EXTERNAL SCRIPT using ENVIRONMENT rscript
RECEIVES(saledate DATE, dow_id VARCHAR(3), day_id INTEGER, part_id INTEGER, dailysales INTEGER )
INPUT 'column_headers on'
ORDER BY part_id, day_id
SENDS (r_output VARCHAR(10000) )
LIMIT 1 THREADS
REQUIRES 400 mb RAM
SCRIPT S'EOF(
#
# Read in the data
input1<-read.csv(file=file("stdin"), header=TRUE)
#
# Fit linear model to row id and day of week
fit1=lm(DAILYSALES ~ DAY_ID+DOW_ID, input1)
#
# assign summary of linear model to sum1
sum1<-summary(fit1)
#
# Get quantiles of residuals
quant1<-quantile(fit1$residuals)
#
# Get probability associated with F statistic
pval1<-pf(summary(fit1)$fstatistic[1], summary(fit1)$fstatistic[2],
summary(fit1)$fstatistic[3], lower.tail=FALSE)
#
# write output using cat function
cat(file="", paste("coeff", input1$PART_ID[1],names(fit1$coefficient), fit1$coefficients, sum1$coefficients[,2],sum1$coefficients[,3], sum1$coefficients[,4], sep="|",collapse="\n"), "\n")

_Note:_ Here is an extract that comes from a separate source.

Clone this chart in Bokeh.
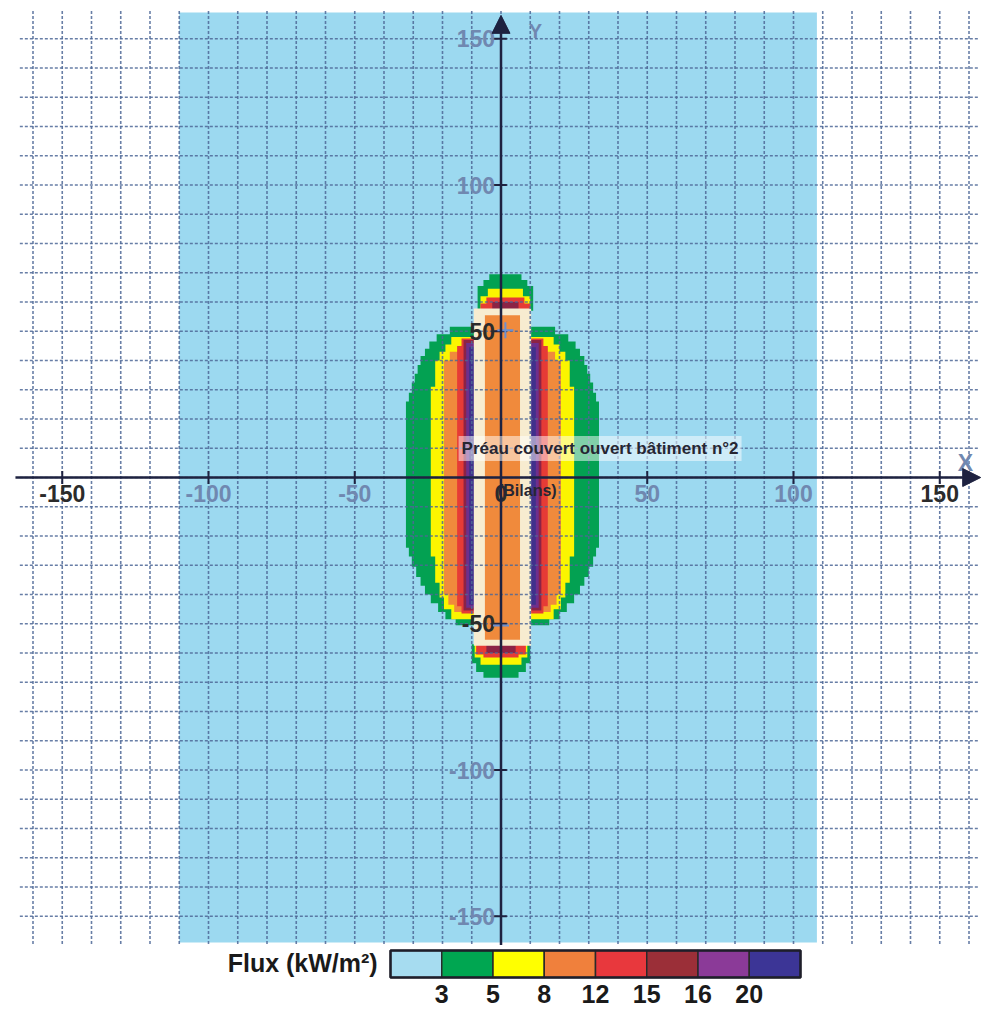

cat(file="", paste("residual", input1$PART_ID[1], sum1$sigma,quant1[1], quant1[2], quant1[3], quant1[4], quant1[5], sep="|",collapse="\n"), "\n")
cat(file="", paste("modeldesc", input1$PART_ID[1],paste(fit1$call)[1], paste(fit1$call)[2], sep="|", collapse="\n"),"\n")
cat(file="", paste("model", input1$PART_ID[1], input1$SALEDATE,input1$DAILYSALES, fit1$fitted.values, fit1$residuals, sep="|",collapse="\n"), "\n")
cat(file="", paste("stats", input1$PART_ID[1], sum1$d[2],sum1$r.squared, sum1$adj.r.squared, sum1$fstatistic[1],sum1$fstatistic[2], sum1$fstatistic[3], pval1, sep="|",collapse="\n"), "\n")
)EOF'
from (
       select date '2017-01-01', 'mon',1,1, value from values between 1 and 25
       union all
       select date '2017-01-02', 'tue',2,1, value from values between 26 and 50
);

Passing column headers in the R scripts means we can refer to the columns by name instead of by index. This means that the R script is generally easier to write and to follow. Explicit columns can be referenced easily and new columns can be added to the input without effecting the processing.